Apple Inc. (NASDAQ: AAPL), Amazon.com Inc. (NASDAQ: AMZN), and Alphabet Inc.’s Google (NASDAQ: GOOG) have all decided to modify the way voice recordings from their digital assistants are reviewed. Many smart-speaker owners didn’t realize that Siri, Alexa, and Google’s Assistant kept recordings of everything they hear after their so-called “wake word” is uttered. Separate reports in the past month revealed how the companies were allowing humans to listen to these recordings, which sometimes included private conversations. All three companies have now taken a different approach to easing the concerns of users.
Apple has gone the farthest by pausing human review of digital assistant recordings entirely across the globe. According to an Apple whistleblower, contractors hired to determine the accuracy of the digital assistant regularly overheard conversations about doctor’s appointments, drug deals, and even couples having sex. The recordings were accompanied by user data showing location, contact details, and app data.
Apple said it would suspend the global analysis of those voice recordings while it reviewed the grading system. The Apple Watch and the HomePod, a smart speaker, appeared to be especially prone to accidental activation. Cat Franklin, an Apple spokeswoman, said in an email, “We are committed to delivering a great Siri experience while protecting user privacy.” Users will be able to opt out of reviews after a future software update.
Google has paused human review of digital assistant recordings in the EU, but had already changed its defaults last year so that its Assistant no longer automatically records what it hears after the prompt “Hey, Google.” Google previously disclosed that some of its contractors listen to recordings of what people say to Google Assistant to help improve support for more languages, accents, and dialects. However, many of the recordings had been accidentally activated by the user and contained personally identifiable data, including addresses, names, and other private information.
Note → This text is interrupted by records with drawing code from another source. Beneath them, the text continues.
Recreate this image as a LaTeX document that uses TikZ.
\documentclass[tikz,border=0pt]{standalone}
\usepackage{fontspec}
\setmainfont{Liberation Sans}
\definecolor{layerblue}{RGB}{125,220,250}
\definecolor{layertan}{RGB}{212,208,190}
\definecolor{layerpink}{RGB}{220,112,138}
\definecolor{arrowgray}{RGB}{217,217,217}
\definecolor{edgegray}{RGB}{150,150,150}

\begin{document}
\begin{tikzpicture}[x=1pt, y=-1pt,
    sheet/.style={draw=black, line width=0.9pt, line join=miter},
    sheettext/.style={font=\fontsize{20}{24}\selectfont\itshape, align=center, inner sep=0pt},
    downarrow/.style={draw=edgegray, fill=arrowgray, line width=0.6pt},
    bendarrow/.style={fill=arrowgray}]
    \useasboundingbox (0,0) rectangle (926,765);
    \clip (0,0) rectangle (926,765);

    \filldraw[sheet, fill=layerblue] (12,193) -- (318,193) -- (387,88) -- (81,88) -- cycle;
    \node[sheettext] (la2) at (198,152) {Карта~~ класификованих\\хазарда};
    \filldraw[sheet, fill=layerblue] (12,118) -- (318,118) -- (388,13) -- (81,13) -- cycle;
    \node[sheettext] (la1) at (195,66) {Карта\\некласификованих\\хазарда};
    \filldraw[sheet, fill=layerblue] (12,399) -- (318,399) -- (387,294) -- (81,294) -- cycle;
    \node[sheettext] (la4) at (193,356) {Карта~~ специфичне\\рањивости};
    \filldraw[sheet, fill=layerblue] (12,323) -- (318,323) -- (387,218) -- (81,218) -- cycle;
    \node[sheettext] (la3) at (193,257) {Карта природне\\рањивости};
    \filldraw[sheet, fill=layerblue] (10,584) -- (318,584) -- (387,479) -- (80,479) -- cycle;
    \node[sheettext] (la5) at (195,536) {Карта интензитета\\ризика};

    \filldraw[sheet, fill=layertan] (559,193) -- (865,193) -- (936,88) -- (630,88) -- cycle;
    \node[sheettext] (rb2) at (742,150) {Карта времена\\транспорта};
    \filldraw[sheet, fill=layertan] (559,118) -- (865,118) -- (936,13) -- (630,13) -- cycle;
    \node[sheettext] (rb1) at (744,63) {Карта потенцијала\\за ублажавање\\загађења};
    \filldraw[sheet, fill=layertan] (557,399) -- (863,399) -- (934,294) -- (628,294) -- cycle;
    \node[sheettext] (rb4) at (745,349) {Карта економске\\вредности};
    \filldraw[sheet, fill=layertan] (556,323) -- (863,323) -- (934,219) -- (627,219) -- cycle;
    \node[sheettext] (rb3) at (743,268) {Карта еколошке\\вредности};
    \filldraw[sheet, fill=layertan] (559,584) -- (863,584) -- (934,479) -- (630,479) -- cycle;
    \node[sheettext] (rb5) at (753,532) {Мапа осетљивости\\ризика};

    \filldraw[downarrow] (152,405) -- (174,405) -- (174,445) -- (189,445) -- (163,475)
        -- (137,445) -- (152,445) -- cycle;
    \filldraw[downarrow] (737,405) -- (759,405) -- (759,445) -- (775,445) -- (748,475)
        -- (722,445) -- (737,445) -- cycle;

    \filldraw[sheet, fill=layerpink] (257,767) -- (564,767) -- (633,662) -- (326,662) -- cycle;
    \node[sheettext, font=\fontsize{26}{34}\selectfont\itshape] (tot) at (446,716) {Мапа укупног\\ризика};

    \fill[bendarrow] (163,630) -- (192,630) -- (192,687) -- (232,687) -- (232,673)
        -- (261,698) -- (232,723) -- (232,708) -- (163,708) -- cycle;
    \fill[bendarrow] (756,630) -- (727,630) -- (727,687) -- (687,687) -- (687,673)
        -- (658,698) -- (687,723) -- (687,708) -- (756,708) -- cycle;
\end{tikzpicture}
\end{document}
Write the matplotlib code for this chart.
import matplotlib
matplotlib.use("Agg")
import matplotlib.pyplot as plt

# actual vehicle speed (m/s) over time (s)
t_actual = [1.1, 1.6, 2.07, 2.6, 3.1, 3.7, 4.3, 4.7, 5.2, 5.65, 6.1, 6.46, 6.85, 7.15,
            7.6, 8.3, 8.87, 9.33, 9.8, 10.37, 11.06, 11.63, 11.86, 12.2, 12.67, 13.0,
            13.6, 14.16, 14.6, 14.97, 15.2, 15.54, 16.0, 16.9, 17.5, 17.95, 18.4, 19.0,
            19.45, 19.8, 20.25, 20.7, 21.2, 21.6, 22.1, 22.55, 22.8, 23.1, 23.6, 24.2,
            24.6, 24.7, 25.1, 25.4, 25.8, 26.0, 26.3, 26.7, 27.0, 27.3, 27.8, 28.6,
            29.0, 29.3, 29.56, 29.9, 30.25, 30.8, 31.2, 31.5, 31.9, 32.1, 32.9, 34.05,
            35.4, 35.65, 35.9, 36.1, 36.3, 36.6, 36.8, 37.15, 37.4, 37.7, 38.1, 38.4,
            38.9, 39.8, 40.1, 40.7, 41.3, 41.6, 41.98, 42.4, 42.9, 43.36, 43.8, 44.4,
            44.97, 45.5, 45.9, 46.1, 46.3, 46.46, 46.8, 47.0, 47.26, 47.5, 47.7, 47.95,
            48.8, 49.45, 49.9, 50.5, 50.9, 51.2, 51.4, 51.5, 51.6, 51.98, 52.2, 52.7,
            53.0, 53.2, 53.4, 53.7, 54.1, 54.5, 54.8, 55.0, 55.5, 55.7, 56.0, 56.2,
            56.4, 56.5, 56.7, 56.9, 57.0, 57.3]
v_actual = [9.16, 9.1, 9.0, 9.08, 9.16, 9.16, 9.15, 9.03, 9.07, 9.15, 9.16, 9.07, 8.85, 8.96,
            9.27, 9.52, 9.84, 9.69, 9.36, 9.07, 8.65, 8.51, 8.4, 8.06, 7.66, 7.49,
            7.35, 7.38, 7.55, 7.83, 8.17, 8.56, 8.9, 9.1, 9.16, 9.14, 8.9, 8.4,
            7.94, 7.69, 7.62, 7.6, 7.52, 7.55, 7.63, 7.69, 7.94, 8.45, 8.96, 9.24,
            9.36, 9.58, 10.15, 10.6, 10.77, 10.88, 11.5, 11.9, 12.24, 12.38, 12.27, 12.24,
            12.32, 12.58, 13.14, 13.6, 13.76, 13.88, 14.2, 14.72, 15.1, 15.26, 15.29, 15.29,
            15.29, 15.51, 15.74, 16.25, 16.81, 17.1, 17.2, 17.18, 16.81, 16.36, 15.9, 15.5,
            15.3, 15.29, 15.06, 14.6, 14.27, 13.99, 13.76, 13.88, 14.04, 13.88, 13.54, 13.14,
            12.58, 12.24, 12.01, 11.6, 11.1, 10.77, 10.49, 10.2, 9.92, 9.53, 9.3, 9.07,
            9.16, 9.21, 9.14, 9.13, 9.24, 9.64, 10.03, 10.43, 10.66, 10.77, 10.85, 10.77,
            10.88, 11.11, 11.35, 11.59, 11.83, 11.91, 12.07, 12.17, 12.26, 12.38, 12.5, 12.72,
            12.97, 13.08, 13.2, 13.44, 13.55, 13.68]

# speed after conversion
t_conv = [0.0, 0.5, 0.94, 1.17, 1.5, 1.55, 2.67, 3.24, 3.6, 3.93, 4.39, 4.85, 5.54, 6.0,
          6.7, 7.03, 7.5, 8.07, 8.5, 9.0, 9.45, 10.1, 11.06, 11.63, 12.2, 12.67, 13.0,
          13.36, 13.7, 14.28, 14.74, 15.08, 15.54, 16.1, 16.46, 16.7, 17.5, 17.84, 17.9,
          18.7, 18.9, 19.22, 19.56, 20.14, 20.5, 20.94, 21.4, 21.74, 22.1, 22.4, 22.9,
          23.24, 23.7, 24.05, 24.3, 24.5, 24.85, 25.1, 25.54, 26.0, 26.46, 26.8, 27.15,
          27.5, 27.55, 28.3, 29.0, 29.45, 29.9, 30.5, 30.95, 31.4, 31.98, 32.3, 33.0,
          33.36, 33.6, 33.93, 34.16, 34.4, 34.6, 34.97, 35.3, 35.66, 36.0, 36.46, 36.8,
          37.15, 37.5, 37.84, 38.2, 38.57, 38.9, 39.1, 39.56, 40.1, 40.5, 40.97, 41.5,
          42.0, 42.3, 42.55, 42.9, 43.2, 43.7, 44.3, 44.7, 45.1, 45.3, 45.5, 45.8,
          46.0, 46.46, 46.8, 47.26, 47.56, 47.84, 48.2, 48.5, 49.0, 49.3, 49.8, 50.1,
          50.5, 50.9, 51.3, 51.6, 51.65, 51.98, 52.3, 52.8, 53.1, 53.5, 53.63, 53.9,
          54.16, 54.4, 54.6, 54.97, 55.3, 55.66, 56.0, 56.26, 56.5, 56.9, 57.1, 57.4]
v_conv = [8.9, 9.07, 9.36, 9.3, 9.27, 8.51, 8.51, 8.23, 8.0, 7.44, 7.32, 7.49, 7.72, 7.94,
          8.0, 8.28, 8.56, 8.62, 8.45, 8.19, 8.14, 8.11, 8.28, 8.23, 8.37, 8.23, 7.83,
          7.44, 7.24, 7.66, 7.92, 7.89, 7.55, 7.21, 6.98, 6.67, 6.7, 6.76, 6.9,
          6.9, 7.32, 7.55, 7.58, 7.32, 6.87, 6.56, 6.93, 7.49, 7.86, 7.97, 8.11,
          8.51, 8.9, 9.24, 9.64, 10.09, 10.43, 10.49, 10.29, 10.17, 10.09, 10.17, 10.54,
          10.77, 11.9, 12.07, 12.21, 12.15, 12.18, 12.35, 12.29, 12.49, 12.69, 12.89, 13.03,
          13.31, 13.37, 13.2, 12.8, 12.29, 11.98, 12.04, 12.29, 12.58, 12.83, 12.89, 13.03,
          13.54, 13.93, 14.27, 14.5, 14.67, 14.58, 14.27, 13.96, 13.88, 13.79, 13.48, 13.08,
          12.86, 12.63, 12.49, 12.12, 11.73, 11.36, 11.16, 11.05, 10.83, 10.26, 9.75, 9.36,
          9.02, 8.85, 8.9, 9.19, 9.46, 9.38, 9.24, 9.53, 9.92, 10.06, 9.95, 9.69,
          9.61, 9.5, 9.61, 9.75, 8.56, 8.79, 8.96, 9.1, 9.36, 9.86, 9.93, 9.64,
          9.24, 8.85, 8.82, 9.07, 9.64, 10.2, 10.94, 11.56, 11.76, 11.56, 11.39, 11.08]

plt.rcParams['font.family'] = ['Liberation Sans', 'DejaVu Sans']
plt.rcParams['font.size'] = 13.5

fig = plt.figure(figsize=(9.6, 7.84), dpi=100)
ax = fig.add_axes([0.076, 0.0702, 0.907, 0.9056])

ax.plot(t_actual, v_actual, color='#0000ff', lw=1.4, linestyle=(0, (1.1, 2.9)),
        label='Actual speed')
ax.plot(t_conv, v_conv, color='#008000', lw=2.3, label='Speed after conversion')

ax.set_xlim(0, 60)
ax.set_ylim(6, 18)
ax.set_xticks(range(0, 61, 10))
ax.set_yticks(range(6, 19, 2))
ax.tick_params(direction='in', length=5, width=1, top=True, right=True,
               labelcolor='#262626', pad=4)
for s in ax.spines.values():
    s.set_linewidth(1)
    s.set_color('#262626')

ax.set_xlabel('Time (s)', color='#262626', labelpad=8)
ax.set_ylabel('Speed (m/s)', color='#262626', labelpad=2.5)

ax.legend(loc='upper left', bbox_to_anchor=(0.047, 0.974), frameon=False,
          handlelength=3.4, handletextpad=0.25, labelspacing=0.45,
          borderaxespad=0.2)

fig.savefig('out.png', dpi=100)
Amazon has elected to provide an opt-out setting to Alexa users to prevent their recordings from being reviewed by humans. Earlier language made it appear that unchecking a box turned off uploading of your voice recordings, which wasn’t really the case. The new setting means that these recordings will not be reviewed by humans at all. Amazon will still store recordings of the user’s voice by default. To delete them, a user will need to periodically go into their Alexa settings and remove them themselves.